- **Exercise instructions**
Retype exactly what runs from the first line of the data to the line with "plt.rcParams['font.family'] = ['Noto", keeping both of those lines and skipping pictures.

## begin Dataset section

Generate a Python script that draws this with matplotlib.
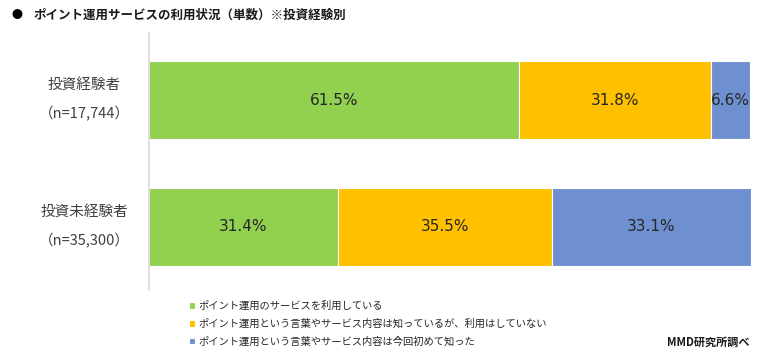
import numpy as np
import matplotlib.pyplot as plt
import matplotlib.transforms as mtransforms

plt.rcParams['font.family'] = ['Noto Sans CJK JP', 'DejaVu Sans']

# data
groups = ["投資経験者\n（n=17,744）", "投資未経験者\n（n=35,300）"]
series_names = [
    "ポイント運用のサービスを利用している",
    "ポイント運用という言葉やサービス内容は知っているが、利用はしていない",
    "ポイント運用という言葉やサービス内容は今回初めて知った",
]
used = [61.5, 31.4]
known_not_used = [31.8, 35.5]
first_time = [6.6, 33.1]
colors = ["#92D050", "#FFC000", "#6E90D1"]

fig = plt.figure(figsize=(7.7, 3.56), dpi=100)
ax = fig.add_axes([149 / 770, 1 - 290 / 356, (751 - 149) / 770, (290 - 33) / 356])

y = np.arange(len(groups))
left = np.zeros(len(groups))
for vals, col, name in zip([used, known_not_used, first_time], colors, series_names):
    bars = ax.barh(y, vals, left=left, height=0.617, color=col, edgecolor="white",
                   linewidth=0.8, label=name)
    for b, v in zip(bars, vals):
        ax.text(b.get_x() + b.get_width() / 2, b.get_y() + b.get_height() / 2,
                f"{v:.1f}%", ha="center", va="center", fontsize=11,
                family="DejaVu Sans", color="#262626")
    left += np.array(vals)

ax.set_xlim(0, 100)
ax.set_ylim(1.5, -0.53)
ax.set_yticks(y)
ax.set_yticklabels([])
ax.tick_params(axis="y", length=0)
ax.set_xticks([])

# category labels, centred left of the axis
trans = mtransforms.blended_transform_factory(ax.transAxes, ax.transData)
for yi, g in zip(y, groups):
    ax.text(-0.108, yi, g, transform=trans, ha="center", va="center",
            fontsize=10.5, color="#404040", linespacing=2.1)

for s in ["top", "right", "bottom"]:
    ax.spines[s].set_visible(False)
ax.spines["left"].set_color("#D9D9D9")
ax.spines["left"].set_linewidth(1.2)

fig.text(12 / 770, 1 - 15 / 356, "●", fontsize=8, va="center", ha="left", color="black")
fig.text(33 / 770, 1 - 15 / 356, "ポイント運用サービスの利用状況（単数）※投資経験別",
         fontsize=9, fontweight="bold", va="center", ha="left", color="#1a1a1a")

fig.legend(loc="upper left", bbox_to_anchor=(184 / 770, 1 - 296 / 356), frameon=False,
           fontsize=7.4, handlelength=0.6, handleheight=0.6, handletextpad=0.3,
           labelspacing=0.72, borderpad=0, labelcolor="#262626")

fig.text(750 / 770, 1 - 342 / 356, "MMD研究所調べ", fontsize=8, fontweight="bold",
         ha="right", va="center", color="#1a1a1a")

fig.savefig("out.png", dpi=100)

## end Dataset section

- **Answer for this exercise**
Generate a Python script that draws this with matplotlib.
import numpy as np
import matplotlib.pyplot as plt
import matplotlib.transforms as mtransforms

plt.rcParams['font.family'] = ['Noto Sans CJK JP', 'DejaVu Sans']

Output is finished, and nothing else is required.